Dans l’économique et le social. Au niveau de la justice sociale, pour combattre la discrimination ethnique et privilégier l’intégration. Sur le plan économique, plusieurs axes doivent nous interroger. D’une part, les institutions financières régionales issues de l’héritage colonial peuvent-elles favoriser le développement de nos États tout en connaissant le poids de l’ancienne puissance coloniale dans les instances de décision des Banques centrales ? Autrement dit, peut-il y avoir convergence d’intérêts entre l’ancienne puissance coloniale, dont les intentions hégémoniques sur l’Afrique ne se sont jamais démenties, et le développement de nos États ?
Aujourd’hui, lorsque nous commerçons avec l’étranger, 50 % à 65 % de nos recettes d’exportation sont stockées auprès de la Banque de France. C’est le prix à payer de notre adhésion à la zone franc, et c’est aussi, pour nous, l’impossibilité de constituer une épargne nationale, génératrice d’investissements pour le pays. Cet argent, qui est le nôtre, nous est rétrocédé sous forme de prêts avec intérêts à des taux très élevés qui asphyxient nos capacités d’investissement.
 
Une question d’organisation
D’autre part, on se pose la question d’une stratégie industrielle reposant sur le pétrole, notre ressource stratégique. Comment comprendre que, cinquante ans après « l’indépendance », nous continuions à entretenir une économie de rente et extravertie, en faisant de l’ancien colonisateur le principal financier du budget national, puisqu’il est le plus important exploitant de notre ressource stratégique ? Cette position lui a permis d’influer sur les guerres qui ont endeuillé notre pays grâce aux bénéfices générés par nos ressources naturelles sous son contrôle.
Il faut amener notre peuple à comprendre les mécanismes de la tutelle monétaire et de la servitude du continent africain considéré comme réserve de matières premières. La priorité doit être de transformer nos matières premières en produits finis sur le sol national.
L’autre axe à privilégier est le développement de l’agriculture, notamment la culture maraîchère familiale, en s’appuyant sur les banques qui accordent des microcrédits et sur certaines ONG favorables au développement durable.

L’émergence d’un État à participation populaire et régi par les principes de la justice sociale passe-t-il aussi par une révolution culturelle au niveau des mentalités ?
Il nous faut nous débarrasser de toutes nos pesanteurs. Le tribalisme a existé avant, pendant et après la colonisation et ne disparaîtra pas facilement. Nous n’avons cependant pas le choix face à une doctrine qui prêche l’inégalité entre concitoyens en donnant une préférence à l’appartenance ethnique.
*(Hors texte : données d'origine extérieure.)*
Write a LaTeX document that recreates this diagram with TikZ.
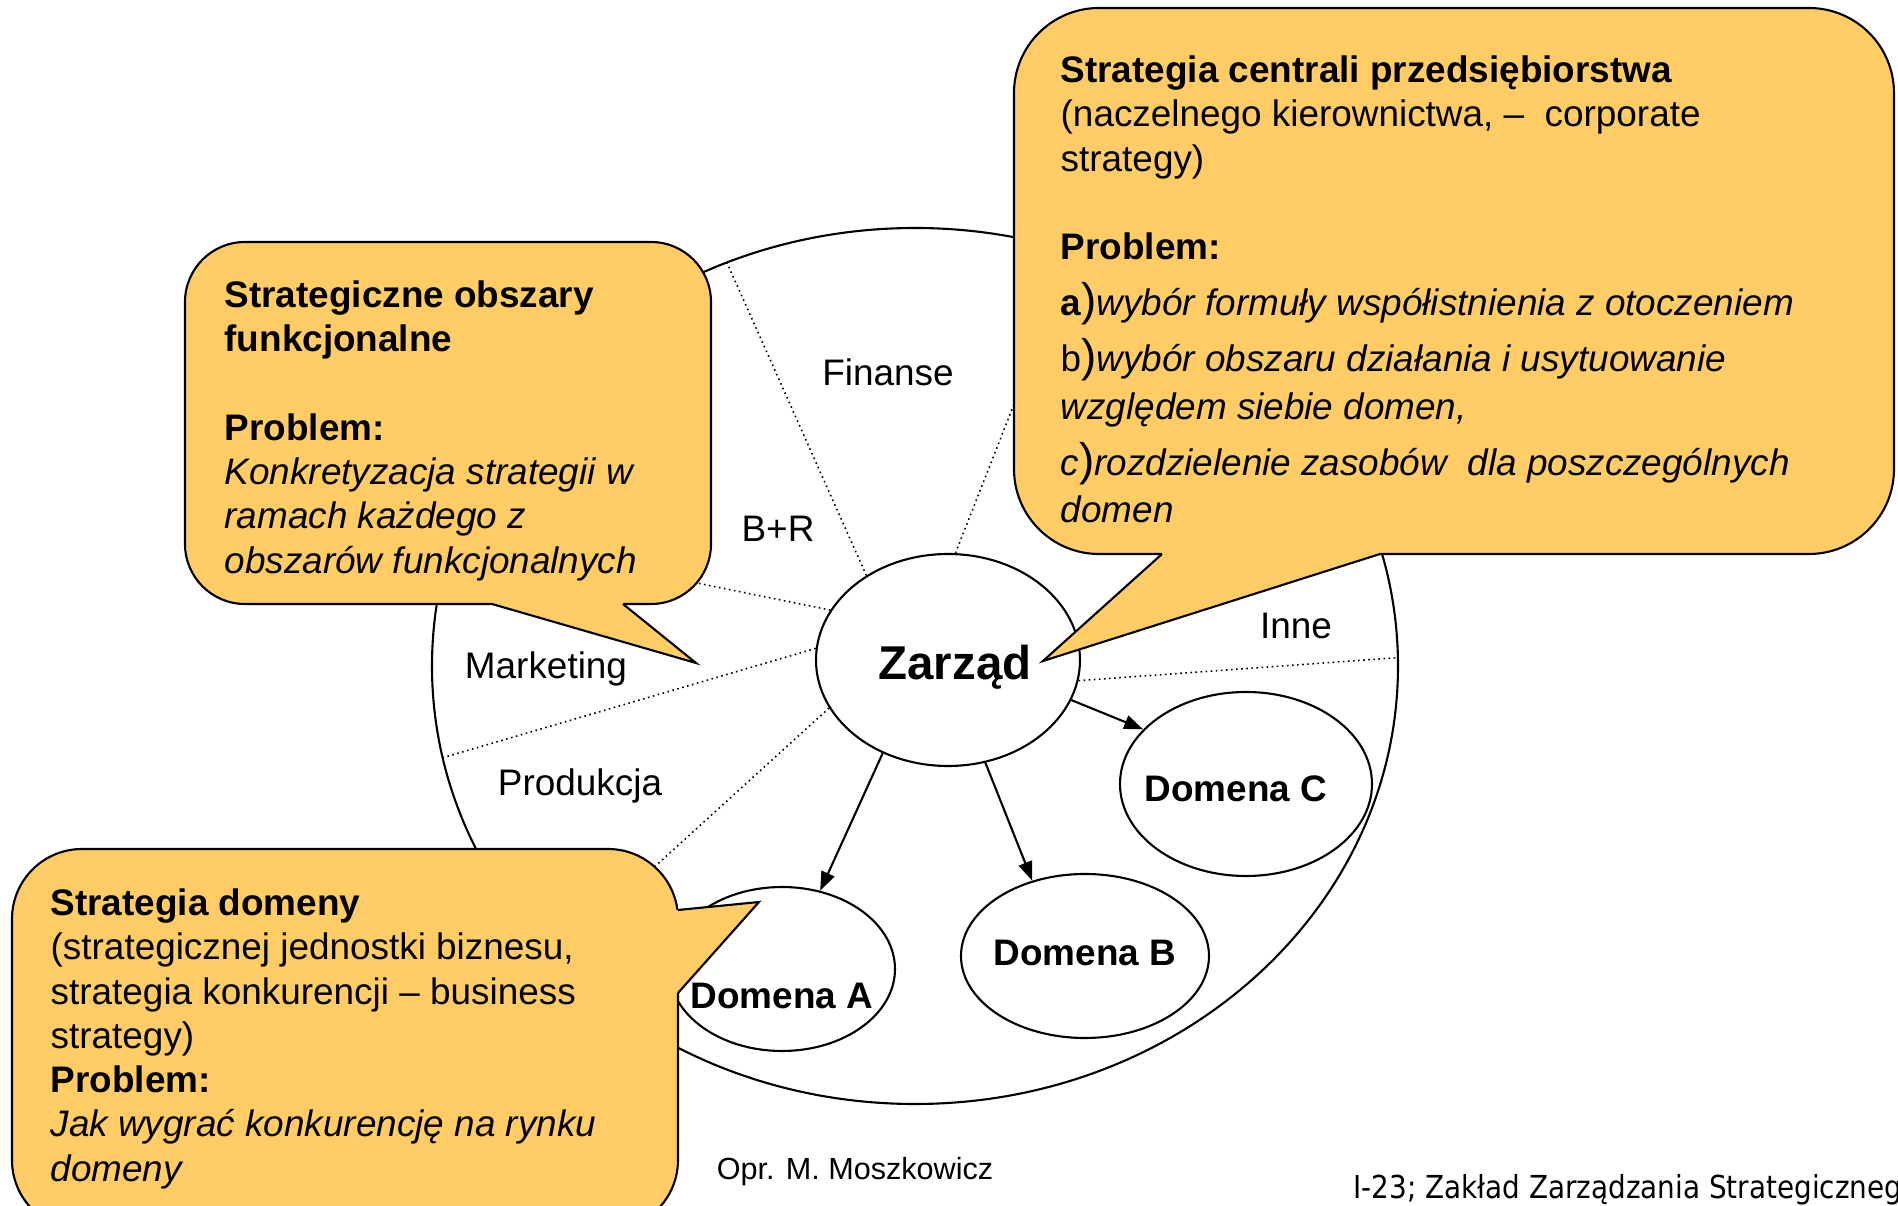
\documentclass[tikz,border=0pt]{standalone}
\usepackage{fontspec}
\setmainfont{Liberation Sans}
\newfontfamily\footfont[FakeStretch=0.88]{DejaVu Sans}
\usetikzlibrary{arrows.meta,shapes.geometric}
\definecolor{bubblefill}{RGB}{255,204,102}
\newcommand{\itemmark}[1]{#1{\fontsize{13}{12.6}\selectfont)}}
\tikzset{
  rim/.style     ={draw, ellipse, line width=0.6pt, inner sep=0},
  unit/.style    ={draw, ellipse, fill=white, line width=0.6pt, inner sep=0},
  unittext/.style={font=\bfseries\fontsize{10.5}{12.6}\selectfont},
  area/.style    ={font=\fontsize{10.5}{12.6}\selectfont},
  divider/.style ={densely dotted, line width=0.45pt},
  arr/.style     ={-{Triangle[length=1.9mm,width=1.4mm]}, line width=0.6pt},
  bubble/.style  ={draw, fill=bubblefill, line width=0.6pt, inner sep=0},
  note/.style    ={anchor=north west, align=left, inner sep=0, font=\fontsize{10.5}{12.6}\selectfont},
}

\begin{document}
\begin{tikzpicture}
  \useasboundingbox (0,0) rectangle (18.98,12.06);

  % company wheel
  \node[rim, minimum width=9.66cm, minimum height=8.76cm] (rim) at (9.15,5.40) {};
  \node[unit, minimum width=2.64cm, minimum height=2.12cm,
        label={[font=\bfseries\fontsize{13.5}{16}\selectfont, xshift=0.07cm, yshift=-0.07cm]center:Zarząd}] (zarzad) at (9.48,5.46) {};
  \draw[divider] (zarzad.134) -- (rim.115);
  \draw[divider] (zarzad.86)  -- (rim.69);
  \draw[divider] (zarzad.157) -- (rim.164);
  \draw[divider] (zarzad.175) -- (rim.191);
  \draw[divider] (zarzad.202) -- (rim.219);
  \draw[divider] (zarzad.351) -- (rim.1);

  \node[area] (fin)  at (8.88,8.34) {Finanse};
  \node[area] (bir)  at (7.78,6.77) {B+R};
  \node[area] (mkt)  at (5.46,5.37) {Marketing};
  \node[area] (prod) at (5.80,4.20) {Produkcja};
  \node[area] (inne) at (12.96,5.80) {Inne};

  \node[unit, minimum width=2.52cm, minimum height=1.84cm, label={[unittext, xshift=-0.1cm, yshift=-0.05cm]center:Domena C}] (domC) at (12.46,4.22) {};
  \node[unit, minimum width=2.48cm, minimum height=1.64cm, label={[unittext, yshift=0.03cm]center:Domena B}] (domB) at (10.85,2.50) {};
  \node[unit, minimum width=2.26cm, minimum height=1.64cm, label={[unittext, yshift=-0.27cm]center:Domena A}] (domA) at (7.82,2.37) {};

  \draw[arr] (zarzad.235) -- (domA.64);
  \draw[arr] (zarzad.290) -- (domB.125);
  \draw[arr] (zarzad.342) -- (domC.152);

  % corporate strategy
  \node[bubble, rounded corners=0.85cm, minimum width=8.80cm, minimum height=5.46cm] (corp) at (14.54,9.25) {};
  \coordinate (corpA) at (11.62,6.52);
  \coordinate (corpB) at (13.80,6.52);
  \coordinate (corpTip) at (10.43,5.45);
  \fill[bubblefill] ([yshift=1pt]corpA) -- (corpA) -- (corpTip) -- (corpB) -- ([yshift=1pt]corpB) -- cycle;
  \draw[line width=0.6pt] (corpA) -- (corpTip) -- (corpB);
  \node[note] (corptext) at (10.60,11.51) {\textbf{Strategia centrali przedsiębiorstwa}\\
    (naczelnego kierownictwa, –~ corporate\\
    strategy)\\[12.6pt]
    \textbf{Problem:}\\[3.3pt]
    \itemmark{\textbf{a}}\textit{wybór formuły współistnienia z otoczeniem}\\[3.3pt]
    \itemmark{b}\textit{wybór obszaru działania i usytuowanie}\\[1pt]
    \textit{względem siebie domen,}\\[3.3pt]
    \itemmark{\textit{c}}\textit{rozdzielenie zasobów~ dla poszczególnych}\\[1pt]
    \textit{domen}};

  % functional areas
  \node[bubble, rounded corners=0.6cm, minimum width=5.26cm, minimum height=3.62cm] (func) at (4.48,7.83) {};
  \coordinate (funcA) at (4.92,6.02);
  \coordinate (funcB) at (6.23,6.02);
  \coordinate (funcTip) at (6.96,5.43);
  \fill[bubblefill] ([yshift=1pt]funcA) -- (funcA) -- (funcTip) -- (funcB) -- ([yshift=1pt]funcB) -- cycle;
  \draw[line width=0.6pt] (funcA) -- (funcTip) -- (funcB);
  \node[note] (functext) at (2.24,9.26) {\textbf{Strategiczne obszary}\\
    \textbf{funkcjonalne}\\[12.6pt]
    \textbf{Problem:}\\
    \textit{Konkretyzacja strategii w}\\
    \textit{ramach każdego z}\\
    \textit{obszarów funkcjonalnych}};

  % business strategy
  \node[bubble, rounded corners=0.7cm, minimum width=6.66cm, minimum height=3.81cm] (biz) at (3.45,1.665) {};
  \coordinate (bizA) at (6.78,2.96);
  \coordinate (bizB) at (6.78,2.13);
  \coordinate (bizTip) at (7.59,3.04);
  \fill[bubblefill] ([xshift=-1pt]bizA) -- (bizA) -- (bizTip) -- (bizB) -- ([xshift=-1pt]bizB) -- cycle;
  \draw[line width=0.6pt] (bizA) -- (bizTip) -- (bizB);
  \node[note] (biztext) at (0.50,3.18) {\textbf{Strategia domeny}\\
    (strategicznej jednostki biznesu,\\
    strategia konkurencji – business\\
    strategy)\\
    \textbf{Problem:}\\
    \textit{Jak wygrać konkurencję na rynku}\\
    \textit{domeny}};

  \node[font=\fontsize{8.7}{10}\selectfont] (author) at (8.55,0.34) {Opr. M. Moszkowicz};
  \node[anchor=west, inner sep=0, font=\footfont\fontsize{9}{10}\selectfont] (footer) at (13.53,0.16) {I-23; Zakład Zarządzania Strategicznego};
\end{tikzpicture}
\end{document}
Comment expliquez-vous la misère actuelle de l’opposition congolaise et des oppositions africaines ?
Cette misère puise sa source dans ses divisions et le peu de sens patriotique de ses dirigeants. À cela, il faut ajouter l’élimination d’un grand nombre de cadres progressistes depuis 1973. Il manque au Congo un front démocratique progressiste de l’opposition   capable de créer le rassemblement qu’attend la majorité du peuple.

Est-il possible que des élites ayant une nouvelle culture politique voient le jour au Congo et en Afrique centrale ?
C’est surtout un problème d’organisation. Ce qui est difficile à réaliser, c’est la visibilité politique de ces élites sur le théâtre national. Elles existent déjà dans nos pays et dans la diaspora. Ce qui manque, c’est l’instrument de leur expression politique.
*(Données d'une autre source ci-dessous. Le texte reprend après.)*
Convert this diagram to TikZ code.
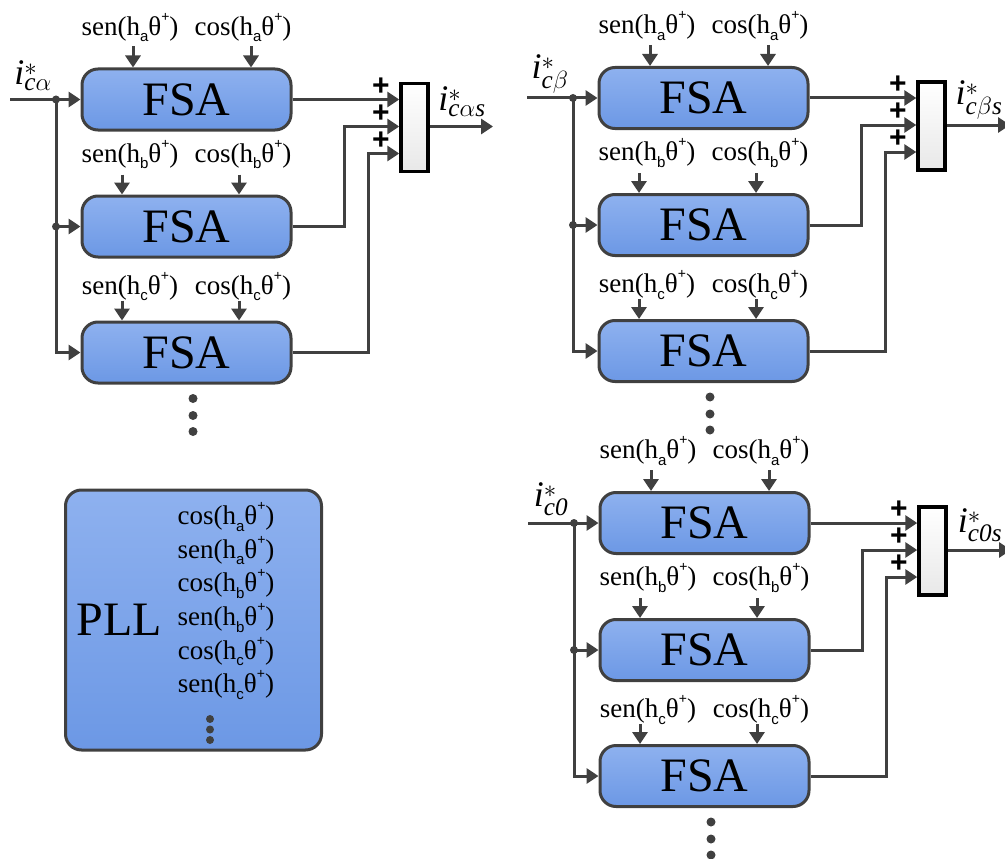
\documentclass[tikz,border=0pt]{standalone}
\usepackage{fontspec}
\setmainfont{Liberation Serif}
\setsansfont{Liberation Sans}
\usetikzlibrary{arrows.meta}
\definecolor{ln}{RGB}{64,64,64}
\definecolor{ftop}{RGB}{142,177,239}
\definecolor{fbot}{RGB}{108,152,229}
\newcommand{\hsub}[2]{#1(h\raisebox{-0.24em}{\fontsize{15}{15}\selectfont\sffamily #2}θ\raisebox{0.52em}{\fontsize{14}{14}\selectfont\sffamily +})}
\tikzset{
 fsa/.style={draw=ln, line width=3pt, rounded corners=16pt, top color=ftop, bottom color=fbot,
   minimum width=209pt, minimum height=61pt, inner sep=0pt, font=\fontsize{48}{52}\selectfont},
 lbl/.style={inner sep=0pt, font=\fontsize{27}{30}\selectfont},
 wire/.style={draw=ln, line width=3pt},
 arr/.style={wire, -{Triangle[length=12pt,width=15pt]}},
 sumbox/.style={draw=black, line width=3.5pt, top color=white, bottom color=black!9,
   minimum width=27pt, minimum height=88pt, inner sep=0pt},
 plus/.style={inner sep=0pt, font=\fontsize{30}{30}\selectfont\sffamily\bfseries},
 jdot/.style={circle, fill=ln, inner sep=0pt, minimum size=8pt},
 bigdot/.style={circle, fill=ln, inner sep=0pt, minimum size=9pt},
 cur/.style={inner sep=0pt, font=\fontsize{36}{40}\selectfont},
}
\newcommand{\fsamod}[5]{%
\begin{scope}[shift={(#2,#3)}]
\node[fsa] (#1f1) at (104.5,0) {FSA};
\node[fsa] (#1f2) at (104.5,127) {FSA};
\node[fsa] (#1f3) at (104.5,253) {FSA};
\node[lbl] (#1la) at (48,-72) {\hsub{sen}{a}};
\node[lbl] (#1ca) at (161,-72) {\hsub{cos}{a}};
\node[lbl] (#1lb) at (48,55) {\hsub{sen}{b}};
\node[lbl] (#1cb) at (161,55) {\hsub{cos}{b}};
\node[lbl] (#1lc) at (48,187) {\hsub{sen}{c}};
\node[lbl] (#1cc) at (161,187) {\hsub{cos}{c}};
\coordinate (#1pa1) at (51,-53);
\coordinate (#1pa2) at (169,-53);
\coordinate (#1pb1) at (40,75);
\coordinate (#1pb2) at (157,75);
\coordinate (#1pc1) at (40,201);
\coordinate (#1pc2) at (157,201);
\draw[arr] (#1pa1) -- (#1pa1 |- #1f1.north);
\draw[arr] (#1pa2) -- (#1pa2 |- #1f1.north);
\draw[arr] (#1pb1) -- (#1pb1 |- #1f2.north);
\draw[arr] (#1pb2) -- (#1pb2 |- #1f2.north);
\draw[arr] (#1pc1) -- (#1pc1 |- #1f3.north);
\draw[arr] (#1pc2) -- (#1pc2 |- #1f3.north);
\coordinate (#1in) at (-72,0);
\node[jdot] (#1j1) at (-26,0) {};
\node[jdot] (#1j2) at (-26,127) {};
\draw[arr] (#1in) -- (#1f1.west);
\draw[arr] (#1j1.center) |- (#1f3.west);
\draw[arr] (#1j2.center) -- (#1f2.west);
\node[cur] (#1il) at (-49,-24) {$#4$};
\node[sumbox] (#1s) at (332.5,28) {};
\coordinate (#1k2) at (262,27);
\coordinate (#1k3) at (286,54);
\draw[arr] (#1f1.east) -- (#1f1.east -| #1s.west);
\draw[arr] (#1f2.east) -| (#1k2) -- (#1k2 -| #1s.west);
\draw[arr] (#1f3.east) -| (#1k3) -- (#1k3 -| #1s.west);
\node[plus] (#1p1) at (299,-13) {+};
\node[plus] (#1p2) at (299,14) {+};
\node[plus] (#1p3) at (299,41) {+};
\coordinate (#1out) at (411,27);
\draw[arr] (#1s.east |- #1out) -- (#1out);
\node[cur] (#1ol) at (380,2) {$#5$};
\node[bigdot] (#1d1) at (111,299) {};
\node[bigdot] (#1d2) at (111,316) {};
\node[bigdot] (#1d3) at (111,332) {};
\end{scope}}
\begin{document}
\begin{tikzpicture}[x=1pt,y=-1pt]
\useasboundingbox (0,0) rectangle (1005,859);
\fsamod{L}{82}{99.5}{\mathit{i}^{*}_{\mathit{c}\alpha}}{\mathit{i}^{*}_{\mathit{c}\alpha\mathit{s}}}
\fsamod{B}{599}{98}{\mathit{i}^{*}_{\mathit{c}\beta}}{\mathit{i}^{*}_{\mathit{c}\beta\mathit{s}}}
\fsamod{Z}{600}{523}{\mathit{i}^{*}_{\mathit{c0}}}{\mathit{i}^{*}_{\mathit{c0s}}}
% PLL
\node[fsa, minimum width=256pt, minimum height=260pt] (pll) at (193.5,620) {};
\node[inner sep=0pt, font=\fontsize{48}{52}\selectfont] (plltxt) at (119,620) {PLL};
\node[lbl] (r1) at (226,517) {\hsub{cos}{a}};
\node[lbl] (r2) at (226,550.6) {\hsub{sen}{a}};
\node[lbl] (r3) at (226,584.2) {\hsub{cos}{b}};
\node[lbl] (r4) at (226,617.8) {\hsub{sen}{b}};
\node[lbl] (r5) at (226,651.4) {\hsub{cos}{c}};
\node[lbl] (r6) at (226,685) {\hsub{sen}{c}};
\node[bigdot, minimum size=8pt] (pd1) at (210,719) {};
\node[bigdot, minimum size=8pt] (pd2) at (210,729.5) {};
\node[bigdot, minimum size=8pt] (pd3) at (210,740) {};
\end{tikzpicture}
\end{document}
Certaines nations d’Afrique centrale pourraient être des puissances grâce à leurs immenses ressources humaines et matérielles. Elles sont au contraire classées parmi les pays pauvres et endettées de la planète. Quel bilan faites-vous de la décolonisation ?
Pour le Congo-Kinshasa comme pour l’Angola, et aussi un peu pour le Congo-Brazzaville, il faut d’abord une révolution démocratique et panafricaine afin d’installer des politiques qui prennent en compte les intérêts des populations. Il est d’autant plus difficile aujourd’hui de le faire que les puissances néo-coloniales et les multinationales n’ont aucun intérêt à traiter avec des nations fortes. Tout sera fait de leur côté pour perpétuer l’état actuel de déliquescence des pays d’Afrique centrale. Cela dit, l’élection de Barack Obama peut-elle changer la donne des rapports Nord-Sud ? Le mouvement écologiste, l’émergence d’une ligne de pays latino-américains qui contestent la politique américaine, la modification des équilibres entre la Chine et l’Occident, tout cela peut contribuer à changer les rapports de force tant à l’Organisation mondiale du commerce, qu’aux Nations unies.

Comment sortir des nouvelles formes de dépendance et couper les liens avec la « Françafrique » ?
La Françafrique est un système d’échange inégal entre l’ex-métropole colonisatrice et nos États. Ce système fonctionne sur le pillage de nos matières premières avec la complicité de nos élites corrompues. Pour en sortir, le rassemblement des forces progressistes est une condition indispensable. Il nous faut engager nos pays vers l’édification d’un État fédéral panafricain. Cet État ne viendra pas gommer l’existence des États-nations actuels, il permettra plutôt une meilleure organisation de notre espace commun, l’Afrique.